Different use of dose concentration-response curves. Instead of requiring the quality assurance steps previously praised by a federal judge, the draft policy removes a safeguard to reduce the likelihood that random “noise” in a biological test on live organisms will result in a false positive result. The new policy still requires that multi-concentration tests be conducted, but prevents use of the important information that might be gleaned. The policy instead relies on just two concentrations (the test and the control), which is not authorized under U.S. EPA rules without an approved Alternative Test Procedure (ATP). ATP approval for the two-concentration TST approach was withdrawn by U.S. EPA Region IX in 2017 after litigation challenging that ATP was filed. USEPA has determined that failing to incorporate concentration-response evaluation can more than double the single test false positive error rate so that it can no longer be presumed to be as low as 5%.
Different compliance approach. Instead of relying on multiple tests to prove persistent toxicity that could translate into instream impacts, the proposed Maximum Daily Effluent Limitation (MDEL) can be deemed a violation from a single test, which is explicitly discouraged by U.S. EPA. Such a policy also increases the likelihood of violations for a false “Fail” result, which is anticipated to occur statistically at least 5% of the time, and with certain test species, may be much higher. In addition, an MDEL makes no logical sense when the test itself takes up to 9 days to conduct.
The draft policy also omits a substantive implementation plan in favor of increasing monitoring if toxicity is observed (the outcome or toxic presumption can change merely by doing additional tests (replicates)), which calls into question the validity of the initial results.

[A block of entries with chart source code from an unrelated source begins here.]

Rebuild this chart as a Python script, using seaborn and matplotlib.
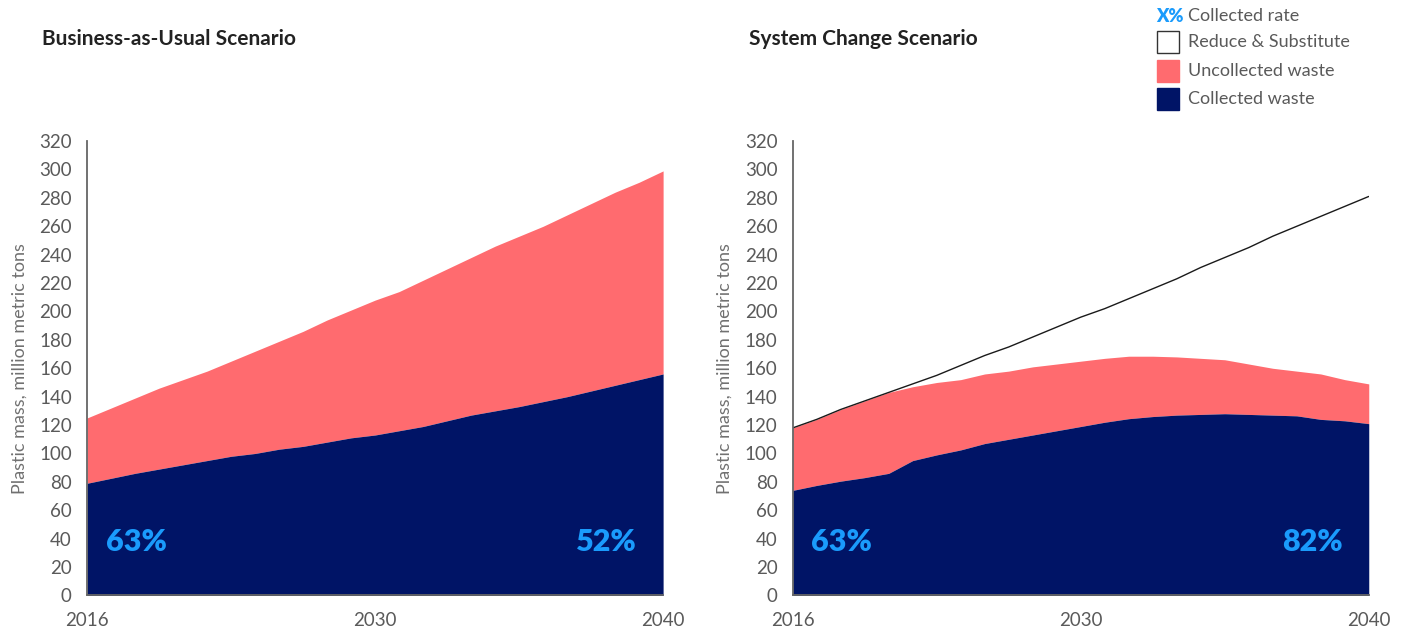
import numpy as np
import pandas as pd
import seaborn as sns
import matplotlib.pyplot as plt
from matplotlib.patches import Rectangle

years = list(range(2016, 2041))

# Business-as-Usual: total waste and collected waste (million metric tons)
bau_total = [125, 132, 139, 146, 152, 158, 165, 172, 179, 186, 194, 201, 208,
             214, 222, 230, 238, 246, 253, 260, 268, 276, 284, 291, 299]
bau_collected = [79, 82.5, 86, 89, 92, 95, 98, 100, 103, 105, 108, 111, 113,
                 116, 119, 123, 127, 130, 133, 136.5, 140, 144, 148, 152, 156]

# System Change: reduce & substitute line, total waste and collected waste
sc_reduce = [118, 124, 131, 137, 143, 149, 155, 162, 169, 175, 182, 189, 196,
             202, 209, 216, 223, 231, 238, 245, 253, 260, 267, 274, 281]
sc_total = [118, 124, 131, 137, 143, 147, 150, 152, 156, 158, 161, 163, 165,
            167, 168.5, 168.5, 168, 167, 166, 163, 160, 158, 156, 152, 149]
sc_collected = [74, 77.5, 80.5, 83, 86, 95, 99, 102.5, 107, 110, 113, 116, 119,
                122, 124.5, 126, 127, 127.5, 128, 127.5, 127, 126.5, 124, 123, 121]

titles = ["Business-as-Usual Scenario", "System Change Scenario"]
rates_start = ["63%", "63%"]
rates_end = ["52%", "82%"]
tick_pos = [2016, 2028, 2040]
tick_labels = ["2016", "2030", "2040"]
y_ticks = list(range(0, 321, 20))

NAVY = "#001466"
PINK = "#FF6B6F"
BLUE = "#1A9BFC"
GREY = "#5a5a5a"

sns.set_style("white")
plt.rcParams["font.family"] = ["Lato", "DejaVu Sans"]

fig = plt.figure(figsize=(14.04, 6.29), dpi=100)
ax1 = fig.add_axes([0.0620, 0.0533, 0.4103, 0.7224])
ax2 = fig.add_axes([0.5646, 0.0533, 0.4103, 0.7224])

df_bau = pd.DataFrame({"year": years, "total": bau_total, "collected": bau_collected})
df_sc = pd.DataFrame({"year": years, "total": sc_total, "collected": sc_collected,
                      "reduce": sc_reduce})

for ax, df in [(ax1, df_bau), (ax2, df_sc)]:
    ax.fill_between(df["year"], df["collected"], df["total"], color=PINK, lw=0)
    ax.fill_between(df["year"], 0, df["collected"], color=NAVY, lw=0)

sns.lineplot(data=df_sc, x="year", y="reduce", ax=ax2, color="#1a1a1a", lw=1.0)

for i, ax in enumerate([ax1, ax2]):
    ax.set_xlim(2016, 2040)
    ax.set_ylim(0, 320)
    ax.set_yticks(y_ticks)
    ax.set_yticklabels([str(v) for v in y_ticks])
    ax.set_xticks(tick_pos)
    ax.set_xticklabels(tick_labels)
    for s in ["top", "right"]:
        ax.spines[s].set_visible(False)
    for s in ["left", "bottom"]:
        ax.spines[s].set_color("#666666")
        ax.spines[s].set_linewidth(1.3)
    ax.tick_params(axis="y", length=7, width=1.3, color="#555555", pad=4,
                   labelsize=13.5, labelcolor=GREY)
    ax.tick_params(axis="x", length=0, pad=12, labelsize=13.5, labelcolor=GREY)
    ax.set_xlabel("")
    ax.set_ylabel("Plastic mass, million metric tons", fontsize=13,
                  color="#707070")
    ax.yaxis.set_label_coords(-0.104, 0.5)
    ax.text(2018.05, 38, rates_start[i], color=BLUE, fontsize=22,
            fontweight="heavy", ha="center", va="center")
    ax.text(2037.65, 38, rates_end[i], color=BLUE, fontsize=22,
            fontweight="heavy", ha="center", va="center")

fig.text(42 / 1404, 1 - 39 / 629, titles[0], fontsize=15, fontweight="bold",
         color="#222222", ha="left", va="center")
fig.text(749 / 1404, 1 - 39 / 629, titles[1], fontsize=15, fontweight="bold",
         color="#222222", ha="left", va="center")

# legend
W, H = 1404, 629
leg_items = [("Reduce & Substitute", "white", "#333333"),
             ("Uncollected waste", PINK, PINK),
             ("Collected waste", NAVY, NAVY)]
fig.text(1156 / W, 1 - 16 / H, "X%", color=BLUE, fontsize=13, fontweight="heavy",
         ha="left", va="center")
fig.text(1188 / W, 1 - 16 / H, "Collected rate", color=GREY, fontsize=13,
         ha="left", va="center")
for k, (lab, fc, ec) in enumerate(leg_items):
    yc = 42 + k * 28.5
    fig.patches.append(Rectangle((1157 / W, 1 - (yc + 11) / H), 22 / W, 22 / H,
                                 transform=fig.transFigure, facecolor=fc,
                                 edgecolor=ec, lw=1.0))
    fig.text(1188 / W, 1 - yc / H, lab, color=GREY, fontsize=13,
             ha="left", va="center")

fig.savefig("out.png", dpi=100)
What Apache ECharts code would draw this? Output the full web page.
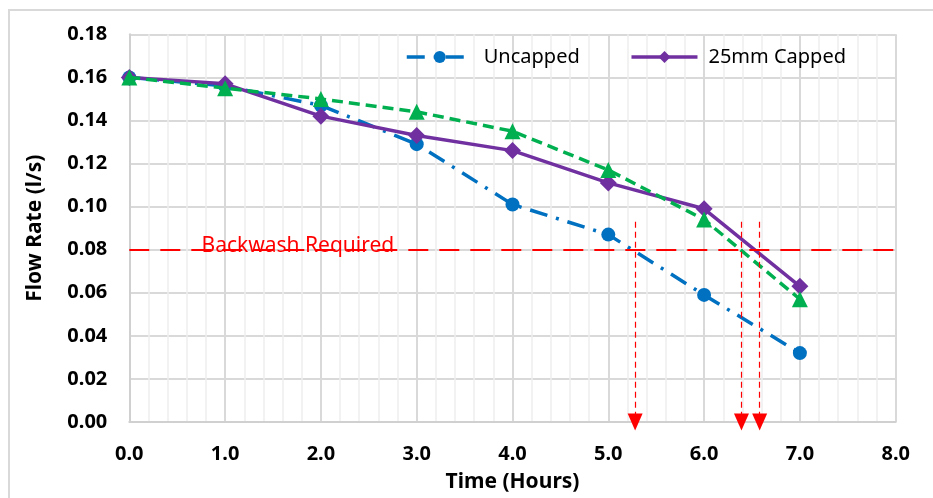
<!DOCTYPE html>
<html>
<head>
<meta charset="utf-8">
<script src="https://cdn.jsdelivr.net/npm/echarts@6/dist/echarts.min.js"></script>
<style>
  html, body { margin: 0; padding: 0; background: #fff; }
  #chart { width: 933px; height: 498px; }
</style>
</head>
<body>
<div id="chart"></div>
<script>
// data
const hours = [0, 1, 2, 3, 4, 5, 6, 7];
const uncapped = [0.160, 0.156, 0.147, 0.129, 0.101, 0.087, 0.059, 0.032];
const capped25 = [0.160, 0.157, 0.142, 0.133, 0.126, 0.111, 0.099, 0.063];
const capped3 = [0.160, 0.155, 0.150, 0.144, 0.135, 0.117, 0.094, 0.057];
const backwashLevel = 0.08;
const backwashTimes = [5.28, 6.39, 6.58];
const arrowTop = 0.093;

const font = '"Noto Sans", sans-serif';

function pairs(ys) {
    return hours.map((x, i) => [x, ys[i]]);
}

let arrowLines = backwashTimes.map(t => [
    { coord: [t, arrowTop], symbol: 'none' },
    { coord: [t, 0], symbol: 'triangle', symbolSize: [15, 17], symbolRotate: 180 }
]);

const chart = echarts.init(document.getElementById('chart'));
chart.setOption({
    backgroundColor: '#fff',
    animation: false,
    textStyle: { fontFamily: font },
    graphic: [{
        type: 'rect',
        shape: { x: 9, y: 10, width: 940, height: 500 },
        style: { fill: 'none', stroke: '#d9d9d9', lineWidth: 2 },
        silent: true
    }],
    grid: { left: 129.3, right: 37.3, top: 34.3, bottom: 74.7 },
    legend: {
        data: [
            { name: 'Uncapped', lineStyle: { width: 3.5 } },
            { name: '25mm Capped', lineStyle: { width: 3.5 } }
        ],
        left: 400,
        top: 42,
        itemWidth: 66,
        itemHeight: 15,
        itemGap: 50,
        textStyle: { fontFamily: font, fontSize: 20, color: '#000', padding: [0, 0, 0, 6] }
    },
    xAxis: {
        type: 'value',
        min: 0, max: 8, interval: 1,
        name: 'Time (Hours)',
        nameLocation: 'middle',
        nameGap: 50,
        nameTextStyle: { fontFamily: font, fontSize: 21, fontWeight: 'bold', color: '#000' },
        axisLine: { show: true, lineStyle: { color: '#d0d0d0', width: 2 } },
        axisTick: { show: false },
        axisLabel: {
            margin: 22, fontFamily: font, fontSize: 20, fontWeight: 'bold', color: '#000',
            formatter: v => v.toFixed(1)
        },
        splitLine: { show: true, lineStyle: { color: '#d9d9d9', width: 2 } },
        minorTick: { show: false, splitNumber: 5 },
        minorSplitLine: { show: true, lineStyle: { color: '#eeeeee', width: 1.5 } }
    },
    yAxis: {
        type: 'value',
        min: 0, max: 0.18, interval: 0.02,
        name: 'Flow Rate (l/s)',
        nameLocation: 'middle',
        nameGap: 84,
        nameTextStyle: { fontFamily: font, fontSize: 21, fontWeight: 'bold', color: '#000' },
        axisLine: { show: true, lineStyle: { color: '#d0d0d0', width: 2 } },
        axisTick: { show: false },
        axisLabel: {
            margin: 22, fontFamily: font, fontSize: 20, fontWeight: 'bold', color: '#000',
            formatter: v => v.toFixed(2)
        },
        splitLine: { show: true, lineStyle: { color: '#d9d9d9', width: 2 } }
    },
    series: [
        {
            name: '25mm Capped',
            type: 'line',
            data: pairs(capped25),
            symbol: 'diamond',
            symbolSize: 17,
            z: 3,
            itemStyle: { color: '#7030A0' },
            lineStyle: { color: '#7030A0', width: 3.5 }
        },
        {
            name: 'Capped',
            type: 'line',
            data: pairs(capped3),
            symbol: 'triangle',
            symbolSize: 16,
            z: 4,
            itemStyle: { color: '#00B050' },
            lineStyle: { color: '#00B050', width: 3.5, type: [11, 6] }
        },
        {
            name: 'Uncapped',
            type: 'line',
            data: pairs(uncapped),
            symbol: 'circle',
            symbolSize: 14,
            z: 2,
            itemStyle: { color: '#0070C0' },
            lineStyle: { color: '#0070C0', width: 3.5, type: [18, 9, 3, 9] },
            markLine: {
                silent: true,
                symbol: 'none',
                label: { show: false },
                lineStyle: { color: '#ff0000', width: 2, type: [20, 11] },
                data: [[{ coord: [0, backwashLevel] }, { coord: [8, backwashLevel] }]]
            },
            markPoint: {
                silent: true,
                symbol: 'rect',
                symbolSize: 0,
                label: {
                    show: true,
                    position: 'top',
                    distance: -7,
                    formatter: 'Backwash Required',
                    fontFamily: font,
                    fontSize: 21,
                    color: '#ff0000'
                },
                data: [{ coord: [1.76, backwashLevel] }]
            }
        },
        {
            name: 'arrows',
            type: 'line',
            data: [],
            markLine: {
                silent: true,
                label: { show: false },
                lineStyle: { color: '#ff0000', width: 1.2, type: [6, 4] },
                data: arrowLines
            }
        }
    ]
});
</script>
</body>
</html>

In sum, the draft policy appears to be a solution without an identified problem. As noted by the draft policy, many regions of the State have very little toxicity detected under the existing toxicity assessment approach, yet the draft policy proposes a new approach that could promote toxicity being identified more frequently, or improperly. Even more concerning is that the policy appears focused only on toxicity from large municipal wastewater dischargers, many of which have substantially upgraded their treatment systems to recycle water, and exempts the policy from applying to smaller dischargers and non-NPDES discharges. Thus, the policy does not achieve the goal of statewide consistency, and could result is disparate identification and enforcement of toxicity-related issues.
Comments on the draft policy are currently due December 7, 2018, although many have requested an extension due to the hundreds of pages of new information. A State Water Board workshop is currently scheduled for 11:00 a.m. on November 28th in Sacramento at the Cal/EPA building, and an adoption hearing is anticipated in the Spring of 2019. Commenters should consider encouraging the State Water Board to affirm use of the existing, mandated and proven Part 136 methods used in nearly all states in this country, and to suspend implementation of the TST until adopted by U.S. EPA as a federally approved method and/or a new ATP is approved authorizing use of the divergent approach proposed.